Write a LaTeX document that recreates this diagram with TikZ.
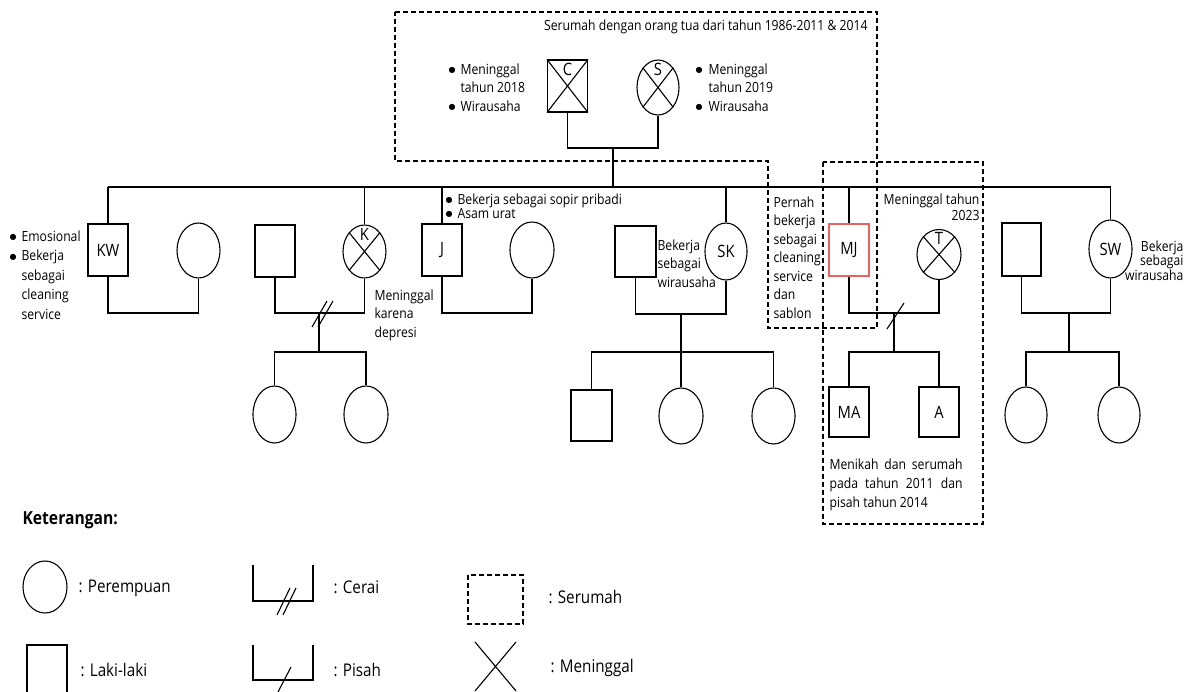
\documentclass[tikz,border=0pt]{standalone}
\usepackage{fontspec}
\setmainfont{Open Sans}[FakeStretch=0.87]
\newfontfamily\dvfont{DejaVu Sans}
\usetikzlibrary{shapes.geometric}
\definecolor{mjred}{RGB}{238,95,95}
\newcommand{\bl}[1][12pt]{\makebox[#1][l]{\raisebox{1.3pt}{\dvfont\fontsize{8}{8}\selectfont ●}}}
\newcommand{\ind}[1][12pt]{\hspace*{#1}}
\begin{document}
\begin{tikzpicture}[x=1pt,y=-1pt,line width=1.1pt,
  male/.style={draw,rectangle,minimum width=40pt,minimum height=52pt,inner sep=0pt,font=\fontsize{17}{17}\selectfont},
  female/.style={draw,ellipse,minimum width=43pt,minimum height=55pt,inner sep=0pt,font=\fontsize{17}{17}\selectfont},
  toplbl/.style={anchor=north,inner sep=3pt,font=\fontsize{17}{17}\selectfont},
  note/.style={inner sep=0pt,font=\fontsize{14}{18.5}\selectfont,align=left},
  leg/.style={inner sep=0pt,anchor=west,font=\fontsize{17.5}{20}\selectfont},
  serumah/.style={draw,dash pattern=on 5pt off 3pt,line width=1.1pt},
]
\fill[white] (0,0) rectangle (1192,692);
\useasboundingbox (0,0) rectangle (1192,692);

% ---------- coordinates for the line levels
\coordinate (par) at (613,148);
\coordinate (sib) at (0,187);
\coordinate (mar) at (0,313);
\coordinate (kid) at (0,352);

% ---------- generation 1
\node[male] (C) at (567.5,86) {};
\node[toplbl] (Cl) at (C.north) {C};
\draw (C.north west) -- (C.south east) (C.north east) -- (C.south west);
\node[female,minimum width=42pt] (S) at (658,87.5) {};
\node[toplbl] (Sl) at (S.north) {S};
\draw (S.north west) -- (S.south east) (S.north east) -- (S.south west);
\draw (C.south) -- (C.south |- par) -- (S.south |- par) -- (S.south);
\draw (par) -- (par |- sib);

% ---------- generation 2
\node[male] (KW) at (108,250) {KW};
\node[female] (KWw) at (198.5,250.5) {};
\node[male] (Kh) at (275,251) {};
\node[female,minimum height=53pt] (K) at (364.5,251.5) {};
\node[toplbl] (Kl) at (K.north) {K};
\draw (K.north west) -- (K.south east) (K.north east) -- (K.south west);
\node[male] (J) at (442,250) {J};
\node[female,minimum width=44pt,minimum height=56pt] (Jw) at (532,250) {};
\node[male,minimum width=41pt,minimum height=51pt] (SKh) at (635.5,251.5) {};
\node[female,minimum width=42pt,minimum height=57pt] (SK) at (726,251.5) {SK};
\node[male,draw=mjred] (MJ) at (849,250) {MJ};
\node[female,minimum width=44pt,minimum height=50pt] (T) at (939,254.5) {};
\node[toplbl] (Tl) at (T.north) {T};
\draw (T.north west) -- (T.south east) (T.north east) -- (T.south west);
\node[male,minimum width=39pt,minimum height=53pt] (SWh) at (1021.5,249.5) {};
\node[female,minimum height=58pt] (SW) at (1110.5,249) {SW};

% sibling line
\draw (KW.north |- sib) -- (SW.north |- sib);
\foreach \n in {KW,K,J,SK,MJ,SW} \draw (\n.north) -- (\n.north |- sib);

% marriages
\draw (KW.south) -- (KW.south |- mar) -- (KWw.south |- mar) -- (KWw.south);
\draw (Kh.south) -- (Kh.south |- mar) -- (K.south |- mar) -- (K.south);
\draw (J.south) -- (J.south |- mar) -- (Jw.south |- mar) -- (Jw.south);
\coordinate (mar2) at (0,314);
\draw (SKh.south) -- (SKh.south |- mar2) -- (SK.south |- mar2) -- (SK.south);
\draw (MJ.south) -- (MJ.south |- mar) -- (T.south |- mar) -- (T.south);
\draw (SWh.south) -- (SWh.south |- mar) -- (SW.south |- mar) -- (SW.south);

% ---------- generation 3
\node[female,minimum height=57pt] (Kc1) at (274.5,414.5) {};
\node[female,minimum width=44pt,minimum height=57pt] (Kc2) at (366,414.5) {};
\node[male,minimum width=41pt,minimum height=51pt] (SKc1) at (591.5,415.5) {};
\node[female,minimum width=44pt,minimum height=56pt] (SKc2) at (681,416) {};
\node[female,minimum height=56pt] (SKc3) at (773.5,416) {};
\node[male,minimum height=50pt] (MA) at (849,412) {MA};
\node[male,minimum height=50pt] (A) at (939,412) {A};
\node[female,minimum width=42pt,minimum height=56pt] (SWc1) at (1026,415) {};
\node[female,minimum width=42pt,minimum height=56pt] (SWc2) at (1119,415) {};

% descent lines
\coordinate (dK) at (319,313);
\coordinate (dSK) at (681,314);
\coordinate (dMJ) at (894,313);
\coordinate (dSW) at (1069,313);
\foreach \d in {dK,dSK,dMJ,dSW} \draw (\d) -- (\d |- kid);
\draw (Kc1.north) -- (Kc1.north |- kid) -- (Kc2.north |- kid) -- (Kc2.north);
\draw (SKc1.north) -- (SKc1.north |- kid) -- (SKc3.north |- kid) -- (SKc3.north);
\draw (SKc2.north) -- (SKc2.north |- kid);
\draw (MA.north) -- (MA.north |- kid) -- (A.north |- kid) -- (A.north);
\draw (SWc1.north) -- (SWc1.north |- kid) -- (SWc2.north |- kid) -- (SWc2.north);

% divorce / separation marks
\draw ([shift={(-7,14)}]dK) -- ([shift={(8,-12)}]dK);
\draw ([shift={(-1,14)}]dK) -- ([shift={(14,-12)}]dK);
\draw ([shift={(-7,16)}]dMJ) -- ([shift={(10,-10)}]dMJ);

% ---------- dashed household outlines
\draw[serumah] (395,12) -- (877,12) -- (877,328) -- (768,328) -- (768,161) -- (395,161) -- cycle;
\draw[serumah] (823,162) rectangle (983,524);

% ---------- notes
\node[note,anchor=east] (title) at (868,27) {Serumah dengan orang tua dari tahun 1986-2011 \& 2014};
\node[note,anchor=north west] (nC) at (448,63) {\bl Meninggal\\\ind tahun 2018\\\bl Wirausaha};
\node[note,anchor=north west] (nS) at (695,63) {\bl[13pt]Meninggal\\\ind[13pt]tahun 2019\\\bl[13pt]Wirausaha};
\node[note,anchor=north west,font=\fontsize{14}{19.5}\selectfont] (nKW) at (9,230) {\bl Emosional\\\bl Bekerja\\\ind sebagai\\\ind cleaning\\\ind service};
\node[note,anchor=north west] (nK) at (374,289) {Meninggal\\karena\\depresi};
\node[note,anchor=north west,font=\fontsize{14}{14}\selectfont] (nJ) at (445,193) {\bl Bekerja sebagai sopir pribadi\\\bl Asam urat};
\node[note,anchor=north west] (nSK) at (657,239) {Bekerja\\sebagai\\wirausaha};
\node[note,anchor=north west] (nMJ) at (773,196) {Pernah\\bekerja\\sebagai\\cleaning\\service\\dan\\sablon};
\node[note,anchor=north east,align=right,font=\fontsize{14}{16}\selectfont] (nT) at (980,193) {Meninggal tahun\\2023};
\node[note,anchor=north east,align=right,font=\fontsize{14}{14.5}\selectfont] (nSW) at (1184,240) {Bekerja\\sebagai\\wirausaha};
\node[note,anchor=north west,font=\fontsize{14}{19}\selectfont] (nMA) at (829,458) {\makebox[133pt][s]{Menikah dan serumah}\\\makebox[133pt][s]{pada tahun 2011 dan}\\pisah tahun 2014};

% ---------- legend
\node[inner sep=0pt,anchor=west,font=\bfseries\fontsize{18}{20}\selectfont] (ket) at (22,520) {Keterangan:};
\node[female,minimum width=44pt,minimum height=52pt] (lgF) at (45,587) {};
\node[leg] (lgFt) at (78,588) {: Perempuan};
\draw (27,692) -- (27,645) -- (67,645) -- (67,692);
\node[leg] (lgMt) at (80,670) {: Laki-laki};
\draw (253,565) -- (253,601) -- (313,601) -- (313,565);
\draw (277,615) -- (290,588) (283,615) -- (296,588);
\node[leg] (lgCt) at (333,587) {: Cerai};
\draw (253,645) -- (253,680) -- (313,680) -- (313,645);
\draw (278,692) -- (291,667);
\node[leg] (lgPt) at (333,670) {: Pisah};
\draw[serumah] (468,575) rectangle (523,624);
\node[leg] (lgSt) at (548,597) {: Serumah};
\draw (475,642) -- (516,691) (516,642) -- (475,691);
\node[leg] (lgDt) at (550,668) {: Meninggal};
\end{tikzpicture}
\end{document}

+--

▶ **WRITTEN EXERCISE**:
Give again, word for word, every line from the top of the data through the line with "(par |- sib);", both ends included, and exclude the pictures.

▶ **OUTPUT BELOW**:
Write a LaTeX document that recreates this diagram with TikZ.
\documentclass[tikz,border=0pt]{standalone}
\usepackage{fontspec}
\setmainfont{Open Sans}[FakeStretch=0.87]
\newfontfamily\dvfont{DejaVu Sans}
\usetikzlibrary{shapes.geometric}
\definecolor{mjred}{RGB}{238,95,95}
\newcommand{\bl}[1][12pt]{\makebox[#1][l]{\raisebox{1.3pt}{\dvfont\fontsize{8}{8}\selectfont ●}}}
\newcommand{\ind}[1][12pt]{\hspace*{#1}}
\begin{document}
\begin{tikzpicture}[x=1pt,y=-1pt,line width=1.1pt,
  male/.style={draw,rectangle,minimum width=40pt,minimum height=52pt,inner sep=0pt,font=\fontsize{17}{17}\selectfont},
  female/.style={draw,ellipse,minimum width=43pt,minimum height=55pt,inner sep=0pt,font=\fontsize{17}{17}\selectfont},
  toplbl/.style={anchor=north,inner sep=3pt,font=\fontsize{17}{17}\selectfont},
  note/.style={inner sep=0pt,font=\fontsize{14}{18.5}\selectfont,align=left},
  leg/.style={inner sep=0pt,anchor=west,font=\fontsize{17.5}{20}\selectfont},
  serumah/.style={draw,dash pattern=on 5pt off 3pt,line width=1.1pt},
]
\fill[white] (0,0) rectangle (1192,692);
\useasboundingbox (0,0) rectangle (1192,692);

% ---------- coordinates for the line levels
\coordinate (par) at (613,148);
\coordinate (sib) at (0,187);
\coordinate (mar) at (0,313);
\coordinate (kid) at (0,352);

% ---------- generation 1
\node[male] (C) at (567.5,86) {};
\node[toplbl] (Cl) at (C.north) {C};
\draw (C.north west) -- (C.south east) (C.north east) -- (C.south west);
\node[female,minimum width=42pt] (S) at (658,87.5) {};
\node[toplbl] (Sl) at (S.north) {S};
\draw (S.north west) -- (S.south east) (S.north east) -- (S.south west);
\draw (C.south) -- (C.south |- par) -- (S.south |- par) -- (S.south);
\draw (par) -- (par |- sib);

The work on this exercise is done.